CAMixerSR: Only Details Need More "Attention"
Yan Wang, Yi Liu, Shijie Zhao, Junlin Li, Li Zhang
TL;DR
This work addresses the challenge of high-quality SR on very large images by unifying two dominant strategies: content-aware routing and advanced token mixers. It introduces CAMixer, a content-aware mixer that uses a predictor to allocate computation between convolution and deformable window-attention, guided by offsets $\Delta p$, a mixer mask $m$, and spatial/channel attentions, with a global classification loss to sharpen partitioning. Stacking CAMixers yields CAMixerSR, which delivers state-of-the-art quality-efficiency trade-offs across large-image SR, lightweight SR, and omnidirectional SR, outperforming several baselines while using fewer computations. The approach demonstrates practical impact for high-resolution SR and shows potential for integration with existing acceleration frameworks to further optimize performance and efficiency.
Abstract
To satisfy the rapidly increasing demands on the large image (2K-8K) super-resolution (SR), prevailing methods follow two independent tracks: 1) accelerate existing networks by content-aware routing, and 2) design better super-resolution networks via token mixer refining.

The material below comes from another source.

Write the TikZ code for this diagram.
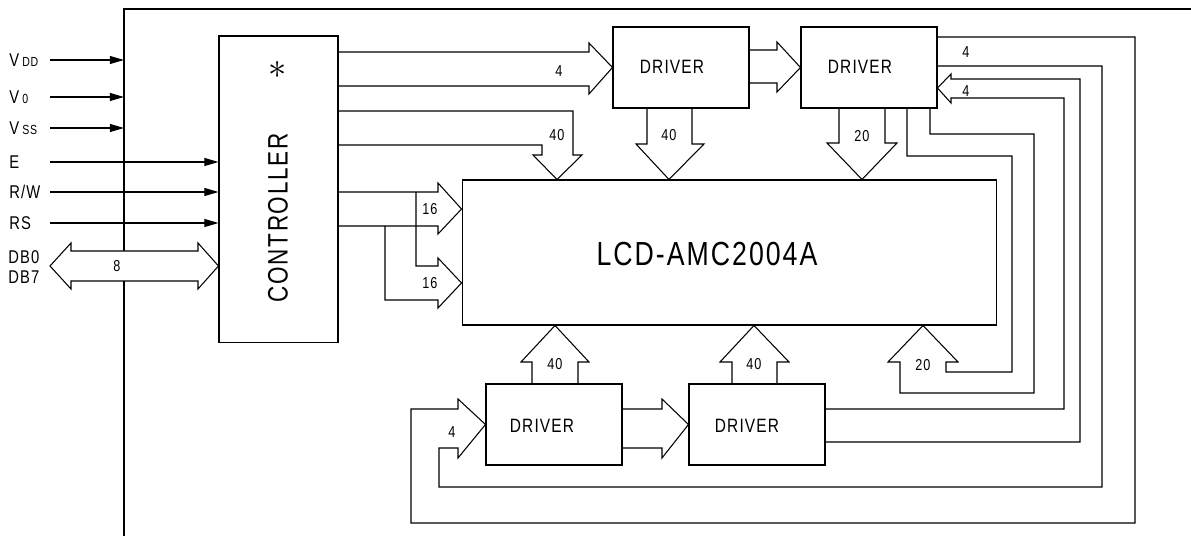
\documentclass[tikz,border=0pt]{standalone}
\usepackage{fontspec}
\setmainfont{Liberation Sans}[FakeStretch=0.8,LetterSpace=6]
\usetikzlibrary{arrows.meta}
\tikzset{box/.style={draw, line width=0.6pt, inner sep=0pt},
	wire/.style={line width=0.6pt},
	bus/.style={line width=0.6pt, line join=miter},
	sig/.style={line width=0.6pt, -{Triangle[length=8pt,width=4.5pt]}},
	num/.style={inner sep=0pt, font=\fontsize{9}{9}\selectfont},
	pin/.style={inner sep=0pt, anchor=west, font=\fontsize{10.5}{10.5}\selectfont},
	drvtext/.style={inner sep=0pt, font=\fontsize{11}{11}\selectfont}}

\begin{document}
\begin{tikzpicture}[x=0.02cm, y=-0.02cm]
		\useasboundingbox (0,0) rectangle (1191,536);
		% frame
		\coordinate (ftop) at (124,9);
		\draw[wire] (124,536) -- (ftop) -- (1191,9);
		\node[box, minimum width=2.38cm, minimum height=6.14cm] (ctrl) at (278.5,189.5){};
		\node[rotate=90, inner sep=0pt, font=\fontsize{16}{16}\selectfont] (ctrltxt) at (278,218){CONTROLLER};
		\node[inner sep=0pt, font=\fontsize{22}{22}\selectfont] (star) at (278,70){$\ast$};
		\node[box, minimum width=2.72cm, minimum height=1.62cm] (drv1) at (681,67.5){};
		\node[box, minimum width=2.72cm, minimum height=1.62cm] (drv2) at (869,67.5){};
		\node[box, minimum width=2.72cm, minimum height=1.62cm] (drv3) at (554,424.5){};
		\node[box, minimum width=2.72cm, minimum height=1.62cm] (drv4) at (757,424.5){};
		\node[drvtext] (drv1txt) at (672,67){DRIVER};
		\node[drvtext] (drv2txt) at (860,67){DRIVER};
		\node[drvtext] (drv3txt) at (542,426){DRIVER};
		\node[drvtext] (drv4txt) at (747,426){DRIVER};
		\node[box, minimum width=10.7cm, minimum height=2.9cm] (lcd) at (729.5,252.5){};
		\node[inner sep=0pt, font=\fontsize{19}{19}\selectfont] (lcdtxt) at (707,254){LCD-AMC2004A};
		% inputs
		\node[pin] (vdd) at (9,60){V\,{\fontsize{7.5}{7.5}\selectfont DD}};
		\node[pin] (vo) at (9,97){V\,{\fontsize{7.5}{7.5}\selectfont 0}};
		\node[pin] (vss) at (9,128){V\,{\fontsize{7.5}{7.5}\selectfont SS}};
		\node[pin] (e) at (9,162){E};
		\node[pin] (rw) at (9,192){R/W};
		\node[pin] (rs) at (9,223){RS};
		\node[pin] (db0) at (8,257){DB0};
		\node[pin] (db7) at (8,277){DB7};
		\coordinate (vddin) at (50,60);
		\coordinate (voin) at (50,97);
		\coordinate (vssin) at (50,128);
		\coordinate (ein) at (50,162);
		\coordinate (rwin) at (50,192);
		\coordinate (rsin) at (50,223);
		\draw[sig] (vddin) -- (vddin -| ftop);
		\draw[sig] (voin) -- (voin -| ftop);
		\draw[sig] (vssin) -- (vssin -| ftop);
		\draw[sig] (ein) -- (ein -| ctrl.west);
		\draw[sig] (rwin) -- (rwin -| ctrl.west);
		\draw[sig] (rsin) -- (rsin -| ctrl.west);
		\draw[bus, fill=white] (50,266) -- (71,243) -- (71,251) -- (198,251) -- (198,243) -- (ctrl.west |- 0,266)
			-- (198,289) -- (198,281) -- (71,281) -- (71,289) -- cycle;
		\node[num] (n8) at (117,266){8};
		% controller to drivers and lcd
		\draw[bus] (ctrl.east |- 0,52) -- (589,52) -- (589,43) -- (drv1.west) -- (589,94) -- (589,86) -- (ctrl.east |- 0,86);
		\node[num] (n4a) at (559,71){4};
		\draw[bus] (ctrl.east |- 0,111) -- (573,111) -- (573,155) -- (582,155) -- (lcd.north -| 557,0) -- (533,155)
			-- (542,155) -- (542,145) -- (ctrl.east |- 0,145);
		\node[num] (n40a) at (557,135){40};
		\draw[bus] (ctrl.east |- 0,192) -- (438,192) -- (438,183) -- (lcd.west |- 0,209) -- (438,234) -- (438,226) -- (ctrl.east |- 0,226);
		\draw[bus] (416,192) -- (416,266) -- (438,266) -- (438,258) -- (lcd.west |- 0,283) -- (438,308) -- (438,300) -- (385,300) -- (385,226);
		\node[num] (n16a) at (430,209){16};
		\node[num] (n16b) at (430,283){16};
		% upper drivers
		\draw[bus] (drv1.east |- 0,50) -- (777,50) -- (777,42) -- (drv2.west) -- (777,92) -- (777,83) -- (drv1.east |- 0,83);
		\draw[bus] (drv1.south -| 647,0) -- (647,144) -- (636,144) -- (lcd.north -| 669,0) -- (704,144) -- (692,144) -- (drv1.south -| 692,0);
		\node[num] (n40b) at (669,135){40};
		\draw[bus] (drv2.south -| 839,0) -- (839,143) -- (827,143) -- (lcd.north -| 862,0) -- (897,143) -- (885,143) -- (drv2.south -| 885,0);
		\node[num] (n20a) at (862,136){20};
		% lower drivers
		\draw[bus] (drv3.east |- 0,409) -- (662,409) -- (662,399) -- (drv4.west) -- (662,458) -- (662,448) -- (drv3.east |- 0,448);
		\draw[bus] (drv3.north -| 532,0) -- (532,362) -- (521,362) -- (lcd.south -| 555,0) -- (589,362) -- (578,362) -- (drv3.north -| 578,0);
		\node[num] (n40c) at (555,364){40};
		\draw[bus] (drv4.north -| 732,0) -- (732,362) -- (720,362) -- (lcd.south -| 754,0) -- (789,362) -- (777,362) -- (drv4.north -| 777,0);
		\node[num] (n40d) at (754,364){40};
		% return loops
		\draw[bus] (drv2.east |- 0,37) -- (1135,37) -- (1135,523) -- (411,523) -- (411,409) -- (458,409) -- (458,399)
			-- (drv3.west) -- (458,458) -- (458,448) -- (439,448) -- (439,487) -- (1102,487) -- (1102,66) -- (drv2.east |- 0,66);
		\node[num] (n4b) at (966,52){4};
		\node[num] (n4c) at (452,432){4};
		\draw[bus] (drv4.east |- 0,409) -- (1064,409) -- (1064,98) -- (951,98) -- (951,103) -- (drv2.east |- 0,88)
			-- (951,74) -- (951,79) -- (1080,79) -- (1080,442) -- (drv4.east |- 0,442);
		\node[num] (n4d) at (966,91){4};
		\draw[bus] (drv2.south -| 907,0) -- (907,156) -- (1012,156) -- (1012,372) -- (946,372) -- (946,362) -- (958,362)
			-- (lcd.south -| 923,0) -- (888,362) -- (900,362) -- (900,393) -- (1034,393) -- (1034,134) -- (930,134) -- (drv2.south -| 930,0);
		\node[num] (n20b) at (923,365){20};
\end{tikzpicture}
\end{document}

Despite directness, they encounter unavoidable defects (e.g., inflexible route or non-discriminative processing) limiting further improvements of quality-complexity trade-off. To erase the drawbacks, we integrate these schemes by proposing a content-aware mixer (CAMixer), which assigns convolution for simple contexts and additional deformable window-attention for sparse textures. Specifically, the CAMixer uses a learnable predictor to generate multiple bootstraps, including offsets for windows warping, a mask for classifying windows, and convolutional attentions for endowing convolution with the dynamic property, which modulates attention to include more useful textures self-adaptively and improves the representation capability of convolution. We further introduce a global classification loss to improve the accuracy of predictors. By simply stacking CAMixers, we obtain CAMixerSR which achieves superior performance on large-image SR, lightweight SR, and omnidirectional-image SR.